We had come early, and so we watched the people mill around and were happy for at least ten full minutes. Then we heard the usher’s key in the lock, and a Swiss couple came into our box, looked at our tickets, and explained rather tersely that they had the rights to the chairs because their tickets were more expensive than ours. The lights were starting to dim, and with all the dignity and graciousness we could muster, we gave up our beautiful chairs. Behind them, we found six small stools pushed up against the wall, but when we sat on them we couldn’t see.

It was then I noticed that in each of the boxes across from ours there were two happy people sitting in chairs while several other markedly less happy-looking people stood crammed behind them, craning their necks. So we stood and craned while the Swiss held hands and laughed quietly at Fidelio’s jokes. My heart was overwhelmed by bitterness. But despite that—and the fact that I hadn’t been so excited about seeing a Beethoven opera in Italy—Fidelio won me over and made me forget my murderous inclinations.

Teatro la fenice, the opera house in Venice that is often said to be the most beautiful in the world, was devastated by fire in 1996. Although it was closed and covered in scaffolding, I went to see it anyway. Through the metal bars I could make out the faces of the busts that line the building, their marble throats and chins charred black. No city seems more suited to opera than Venice. You can easily imagine Verdi dragging himself over the narrow bridges, contemplating throwing himself into a canal after La Traviata’s disastrous opening night.

Bologna would be worth the trip even if you never made it to the opera at all. The Grand Hotel Baglioni was so grand that I could barely manage to tear myself away from the room. Still, when we did leave, we saw a magnificent production of Puccini’s Tosca that did more with a gray staircase and a few splashes of color than I would have ever thought possible. The Teatro Comunale di Bologna may be slightly smaller than La Scala, but it is every bit as stunning.

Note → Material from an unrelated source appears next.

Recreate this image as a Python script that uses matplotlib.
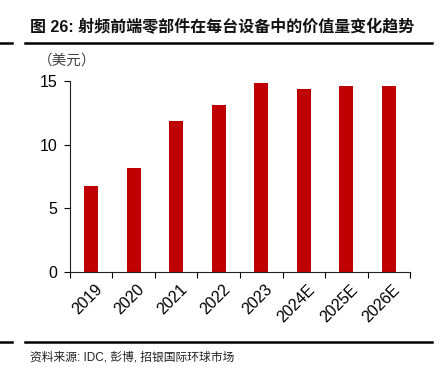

The Teatro Comunale in Florence is a modern mass of cement and glass, as vast as the others had been intimate. Fittingly, in this huge auditorium, we saw Verdi’s Aïda, the grandest of all grand operas. In Bologna I had totally believed that Tosca would die for Cavaradossi, but in this giant space Aïda and Radames appeared scarcely aware of each other at all. There was such a preponderance of gold lamé and bare-breasted slave girls that I felt as if I was seeing the Vegas version. And yet ... when the big production scene came, there was no elephant. There wasn’t even a horse. Still, the singing was every bit as spectacular as it had been in Milan and Bologna and made me wonder what it is about Italy that makes the opera there so electric. Surely there is great opera in America, but in the same way that the croissants are simply better in France, the opera in Italy is superior. Maybe it’s the centuries of practice.

On our way back to Milan, Karl and I stopped off in Lucca. The Teatro del Giglio had been recommended, but our visit didn’t coincide with their season. Still, we managed to find some very helpful people in the office who were willing to show us the theater, which reminded me of a beautifully painted hatbox. As it seats only 749 people, I could imagine that at times you must feel like the singers are reaching for your own hand.

We walked through the lovely old city until we found the apartment building where Puccini was born. There we saw pictures of his parents, the elaborate gown created for the first production of Turandot, and the final notes he wrote. On the first floor there were bicycles and stacks of mail, clear signs of daily existence. I wondered if I could move to Italy and live in this very building and attend every performance at the Teatro del Giglio. I was hopelessly, recklessly in love with opera. I had finally overcome the mindless “music” of my youth and had been rewarded with beauty and truth.